As stated in 50 Am.Jur., Statutes, § 281 :
“If the disjunctive conjunction ‘or’ is used, the various members of the sen*389tence are to be taken separately. * * * When, in the enumeration of persons or things in a statute, the conjunction is placed immediately before the last of the series, the same connective is understood between the previous members.” Therefore, an appropriate reading of I.C.
§ 14 — 405 is:
“ * * * The limitation of time within which proceedings may be commenced for the levying, [or] appraising, [or] assessing, [or] determining or enforcing collection of any tax * * * shall be five years * * *.”
It is clear that the legislature intended that the collection of any inheritance tax due should be diligently pursued and sought by the State with all appropriate actions commenced within five years. As heretofore noted, I.C. Section 14 — 405 provides that the taxes cease to be a lien “unless sued for” within the five year period. As stated in White, such language has been construed to be an expression of legislative intent, to-wit: that the taxes must be “sued for” or they are lost to the State. Had the executor herein voluntarily filed the bond prior to the five year period of limitation, it could hardly be contended that such action would toll the statute since no action whatever would have been taken by the State by way of “proceeding.” We note further that if the filing of the bond, either voluntarily or required, were sufficient to toll the statute of limitations, I.C. Section 14-405 would be a virtual nullity since the five year period would seldom, if ever, run.
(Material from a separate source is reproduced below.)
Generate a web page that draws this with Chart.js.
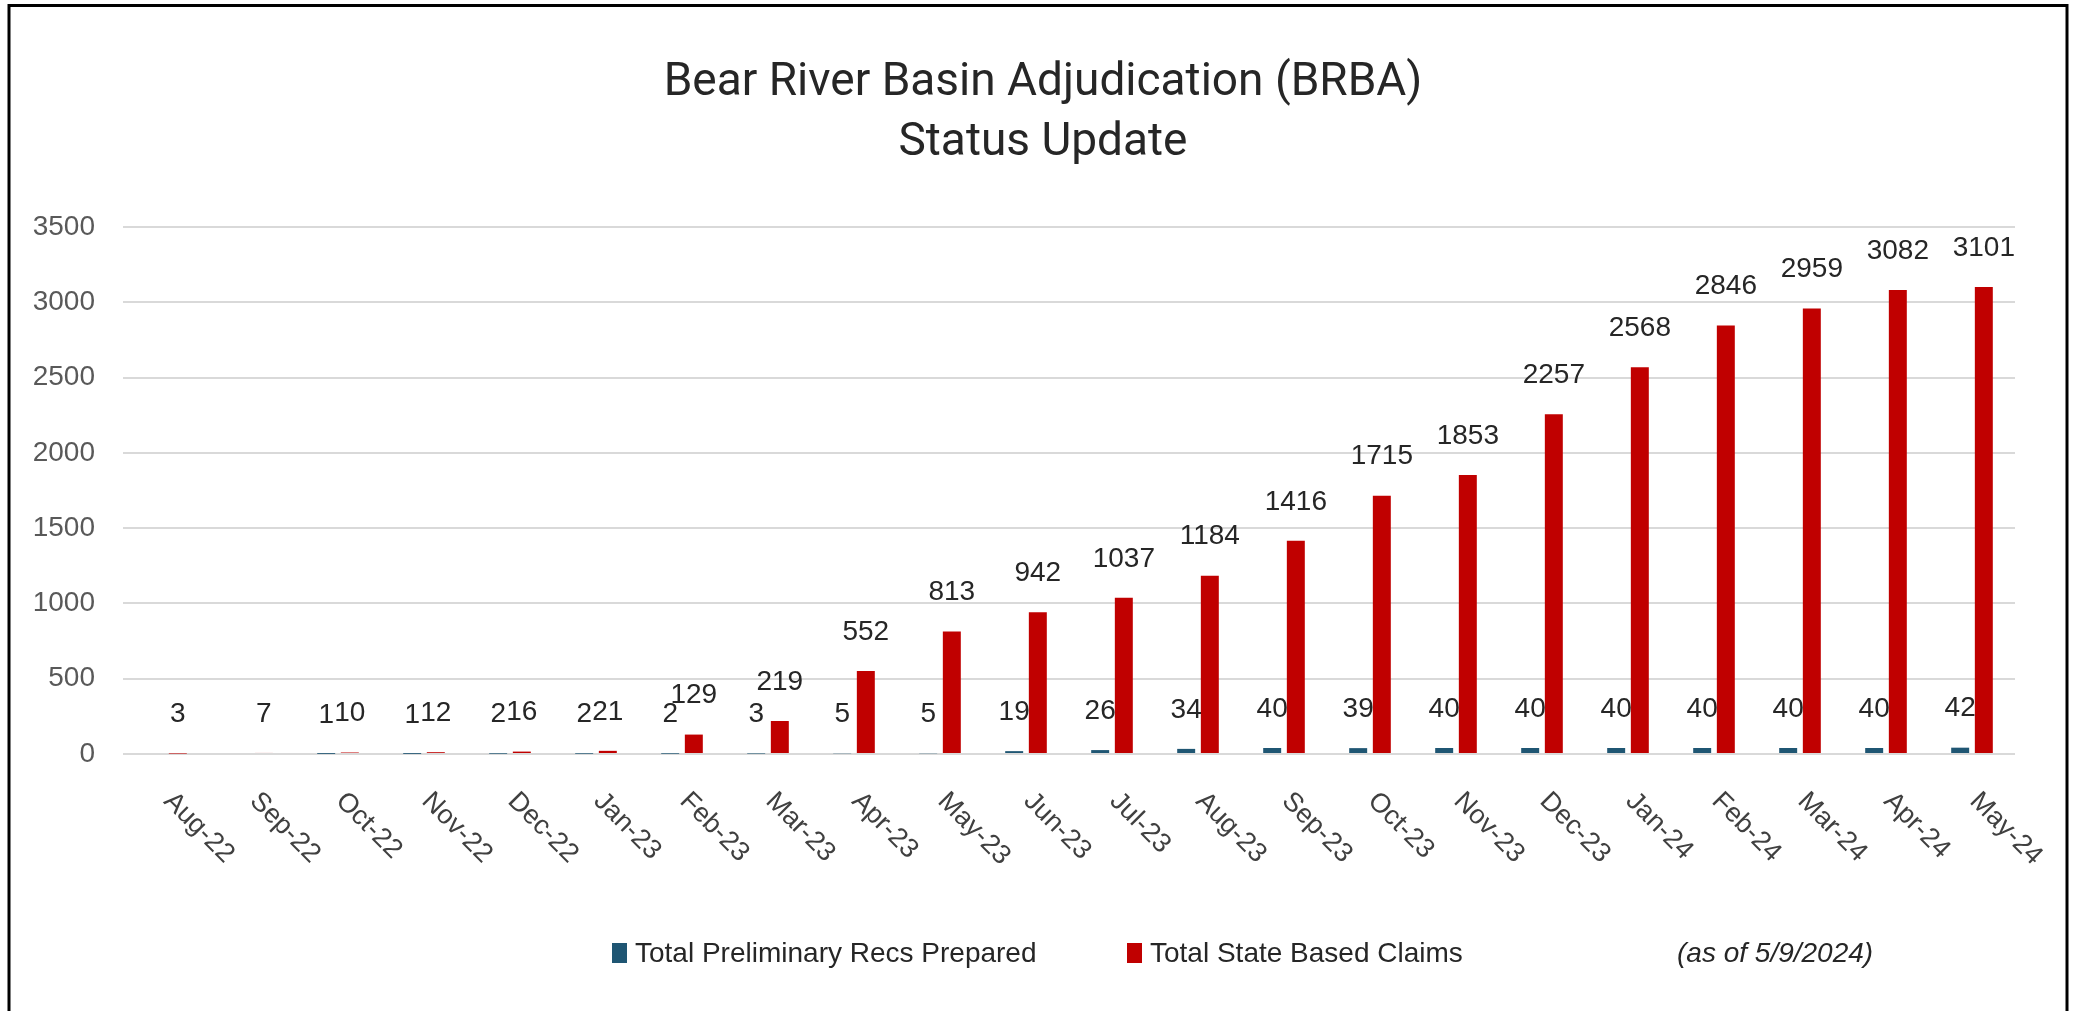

It is our opinion that the application should be construed as a request or demand for the posting of security for a tax should any tax later be determined to be due. It is not on its face or impliedly a demand for immediate payment or even payment at a later date.
Since it is our opinion that no proceeding for enforcement of the tax was commenced within the required time period, the proceeding commenced by the State Tax Commission was and is barred by the provisions of I.C. Section 14-405. The judgment of the lower court is reversed. No costs allowed.
McQUADE, C. J., and McFADDEN, DONALDSON and SPEAR, JJ„ concur.